## [EXERCISE BRIEF]
Reproduce every line of the listing as written, apart from the pictures.
━━━━━ SOURCE EXCERPT
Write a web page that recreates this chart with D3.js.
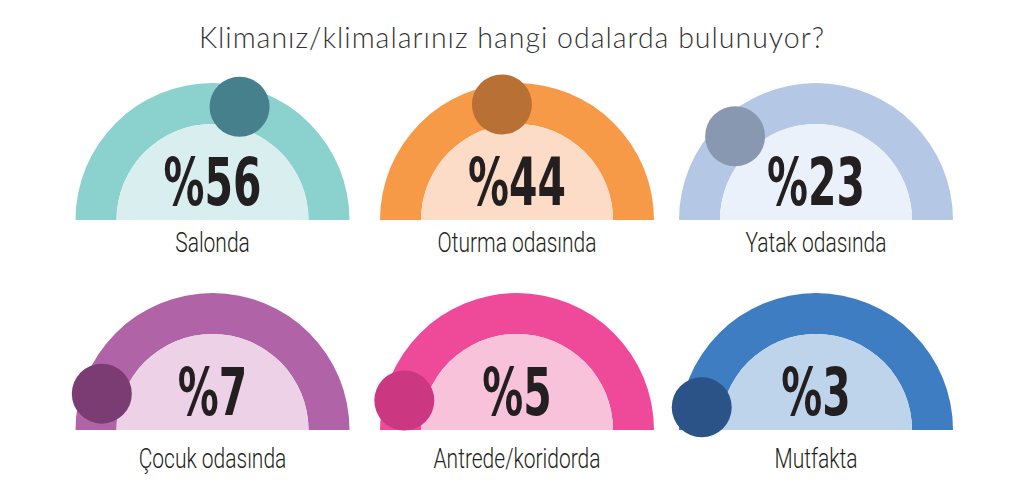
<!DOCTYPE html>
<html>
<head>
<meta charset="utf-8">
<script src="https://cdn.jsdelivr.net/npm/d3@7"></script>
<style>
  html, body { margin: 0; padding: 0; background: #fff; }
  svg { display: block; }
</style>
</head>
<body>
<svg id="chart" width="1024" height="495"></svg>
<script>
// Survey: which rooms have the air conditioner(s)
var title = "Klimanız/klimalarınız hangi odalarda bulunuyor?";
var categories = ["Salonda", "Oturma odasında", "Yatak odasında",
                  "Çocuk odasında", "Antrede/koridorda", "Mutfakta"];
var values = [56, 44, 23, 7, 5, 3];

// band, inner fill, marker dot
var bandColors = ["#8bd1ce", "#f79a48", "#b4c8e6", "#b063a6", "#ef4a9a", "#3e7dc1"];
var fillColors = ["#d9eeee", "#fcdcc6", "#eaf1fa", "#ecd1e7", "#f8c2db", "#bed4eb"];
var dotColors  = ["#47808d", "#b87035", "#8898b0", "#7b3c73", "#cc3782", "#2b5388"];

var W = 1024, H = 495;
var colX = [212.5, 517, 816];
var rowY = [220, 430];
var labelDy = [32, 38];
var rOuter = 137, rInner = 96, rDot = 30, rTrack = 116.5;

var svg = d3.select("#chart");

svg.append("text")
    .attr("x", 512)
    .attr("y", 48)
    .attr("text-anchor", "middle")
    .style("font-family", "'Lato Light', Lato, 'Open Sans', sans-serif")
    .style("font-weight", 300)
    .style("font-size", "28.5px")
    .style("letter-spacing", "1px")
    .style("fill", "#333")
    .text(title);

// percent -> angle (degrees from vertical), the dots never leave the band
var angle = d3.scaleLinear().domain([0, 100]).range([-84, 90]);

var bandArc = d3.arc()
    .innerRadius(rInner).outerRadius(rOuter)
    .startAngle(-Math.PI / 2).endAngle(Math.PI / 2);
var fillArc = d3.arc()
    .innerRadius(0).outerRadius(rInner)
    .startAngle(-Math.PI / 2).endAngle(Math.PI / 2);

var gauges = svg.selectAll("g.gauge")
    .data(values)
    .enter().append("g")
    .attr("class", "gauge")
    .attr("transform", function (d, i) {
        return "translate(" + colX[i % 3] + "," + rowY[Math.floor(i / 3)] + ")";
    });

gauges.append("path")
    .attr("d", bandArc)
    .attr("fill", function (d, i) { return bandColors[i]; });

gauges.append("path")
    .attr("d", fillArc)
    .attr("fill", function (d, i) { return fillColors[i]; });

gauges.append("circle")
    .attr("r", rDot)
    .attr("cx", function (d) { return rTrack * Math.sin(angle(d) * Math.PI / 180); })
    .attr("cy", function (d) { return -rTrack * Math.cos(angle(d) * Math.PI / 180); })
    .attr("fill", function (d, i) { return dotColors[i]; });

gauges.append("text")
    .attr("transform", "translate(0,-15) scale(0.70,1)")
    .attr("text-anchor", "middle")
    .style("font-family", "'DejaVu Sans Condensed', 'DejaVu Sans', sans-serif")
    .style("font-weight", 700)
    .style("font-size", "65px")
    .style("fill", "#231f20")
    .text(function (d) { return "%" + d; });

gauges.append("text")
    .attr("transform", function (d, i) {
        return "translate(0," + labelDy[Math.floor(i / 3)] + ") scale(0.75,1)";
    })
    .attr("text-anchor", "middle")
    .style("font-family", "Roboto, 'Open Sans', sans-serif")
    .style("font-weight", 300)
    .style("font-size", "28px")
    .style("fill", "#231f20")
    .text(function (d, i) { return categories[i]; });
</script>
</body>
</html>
━━━━━━━━━━
## [SOLUTION TO THIS TASK]
Write a web page that recreates this chart with D3.js.
<!DOCTYPE html>
<html>
<head>
<meta charset="utf-8">
<script src="https://cdn.jsdelivr.net/npm/d3@7"></script>
<style>
  html, body { margin: 0; padding: 0; background: #fff; }
  svg { display: block; }
</style>
</head>
<body>
<svg id="chart" width="1024" height="495"></svg>
<script>
// Survey: which rooms have the air conditioner(s)
var title = "Klimanız/klimalarınız hangi odalarda bulunuyor?";
var categories = ["Salonda", "Oturma odasında", "Yatak odasında",
                  "Çocuk odasında", "Antrede/koridorda", "Mutfakta"];
var values = [56, 44, 23, 7, 5, 3];

// band, inner fill, marker dot
var bandColors = ["#8bd1ce", "#f79a48", "#b4c8e6", "#b063a6", "#ef4a9a", "#3e7dc1"];
var fillColors = ["#d9eeee", "#fcdcc6", "#eaf1fa", "#ecd1e7", "#f8c2db", "#bed4eb"];
var dotColors  = ["#47808d", "#b87035", "#8898b0", "#7b3c73", "#cc3782", "#2b5388"];

var W = 1024, H = 495;
var colX = [212.5, 517, 816];
var rowY = [220, 430];
var labelDy = [32, 38];
var rOuter = 137, rInner = 96, rDot = 30, rTrack = 116.5;

var svg = d3.select("#chart");

svg.append("text")
    .attr("x", 512)
    .attr("y", 48)
    .attr("text-anchor", "middle")
    .style("font-family", "'Lato Light', Lato, 'Open Sans', sans-serif")
    .style("font-weight", 300)
    .style("font-size", "28.5px")
    .style("letter-spacing", "1px")
    .style("fill", "#333")
    .text(title);

// percent -> angle (degrees from vertical), the dots never leave the band
var angle = d3.scaleLinear().domain([0, 100]).range([-84, 90]);

var bandArc = d3.arc()
    .innerRadius(rInner).outerRadius(rOuter)
    .startAngle(-Math.PI / 2).endAngle(Math.PI / 2);
var fillArc = d3.arc()
    .innerRadius(0).outerRadius(rInner)
    .startAngle(-Math.PI / 2).endAngle(Math.PI / 2);

var gauges = svg.selectAll("g.gauge")
    .data(values)
    .enter().append("g")
    .attr("class", "gauge")
    .attr("transform", function (d, i) {
        return "translate(" + colX[i % 3] + "," + rowY[Math.floor(i / 3)] + ")";
    });

gauges.append("path")
    .attr("d", bandArc)
    .attr("fill", function (d, i) { return bandColors[i]; });

gauges.append("path")
    .attr("d", fillArc)
    .attr("fill", function (d, i) { return fillColors[i]; });

gauges.append("circle")
    .attr("r", rDot)
    .attr("cx", function (d) { return rTrack * Math.sin(angle(d) * Math.PI / 180); })
    .attr("cy", function (d) { return -rTrack * Math.cos(angle(d) * Math.PI / 180); })
    .attr("fill", function (d, i) { return dotColors[i]; });

gauges.append("text")
    .attr("transform", "translate(0,-15) scale(0.70,1)")
    .attr("text-anchor", "middle")
    .style("font-family", "'DejaVu Sans Condensed', 'DejaVu Sans', sans-serif")
    .style("font-weight", 700)
    .style("font-size", "65px")
    .style("fill", "#231f20")
    .text(function (d) { return "%" + d; });

gauges.append("text")
    .attr("transform", function (d, i) {
        return "translate(0," + labelDy[Math.floor(i / 3)] + ") scale(0.75,1)";
    })
    .attr("text-anchor", "middle")
    .style("font-family", "Roboto, 'Open Sans', sans-serif")
    .style("font-weight", 300)
    .style("font-size", "28px")
    .style("fill", "#231f20")
    .text(function (d, i) { return categories[i]; });
</script>
</body>
</html>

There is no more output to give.